Weymar, August 1st, 1849

If your opera is given not later than the 1st of September I shall certainly come to Leipzig.

63. To Carl Reinecke

Heligoland, September 7th, 1849

I am very sorry, my dear M. Reinecke, not to have met you at Hamburg. It would have been such a real pleasure to me to make acquaintance again with your Nonet, and it seems to me, judging from its antecedents in the form of a Concerto, that by this decisive transformation it ought to be a most honorably successful work.

The "Myrthen Lieder" have never been sent to me.
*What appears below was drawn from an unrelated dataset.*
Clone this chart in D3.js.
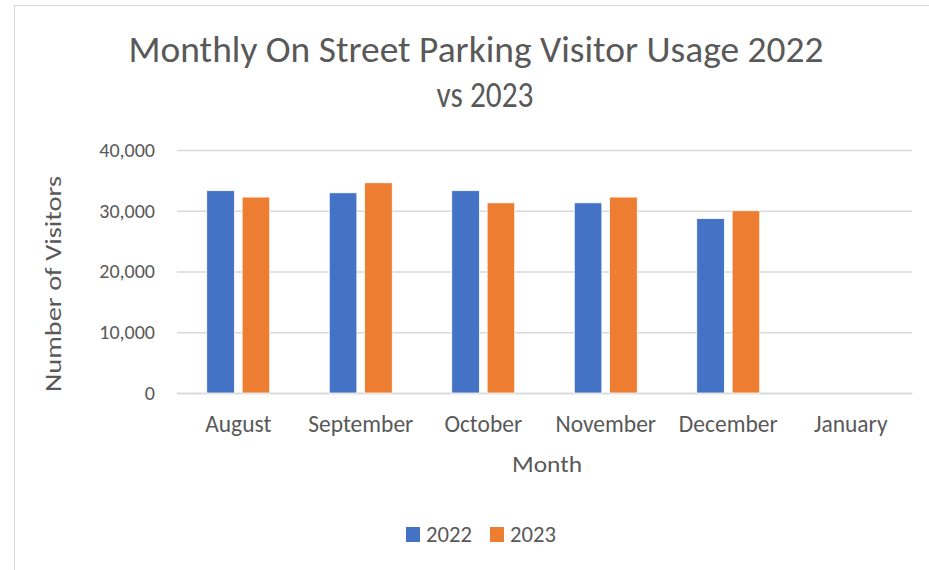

If you happen to have a copy I should be very much obliged if you would send it me to Schuberth's address.

With regard to the article which has appeared in "La Musique" I have all sorts of excuses to make to you. The editors of the paper thought fit, I do not know why, to give it a title which I completely disavow, and which would certainly have never entered into my mind. Moreover the printer has not been sparing of changing several words and omitting others. Such are the inevitable disadvantages of articles sent by post, and of which the proof correctors cannot read the writing.

Anyhow, such as it is, I am glad to think that it cannot have done you any harm in the mind of the French public, which has customs and requirements that one must know well when one wishes above all things to serve one's friends by being just to them.

Two numbers of your "Kleine Fantasie-Stucke" have been distributed, up to about a thousand copies, with the paper "La Musique," under the title of "Bluettes," - a rather ill-chosen title to my idea, - but, notwithstanding this title and the words "adopted by F. Liszt," which the editors have further taken the responsibility of putting, I am persuaded that this publication is a good opening (in material) into the musical world of France, and, looking at this result only, I am charmed to have been able to contribute to it.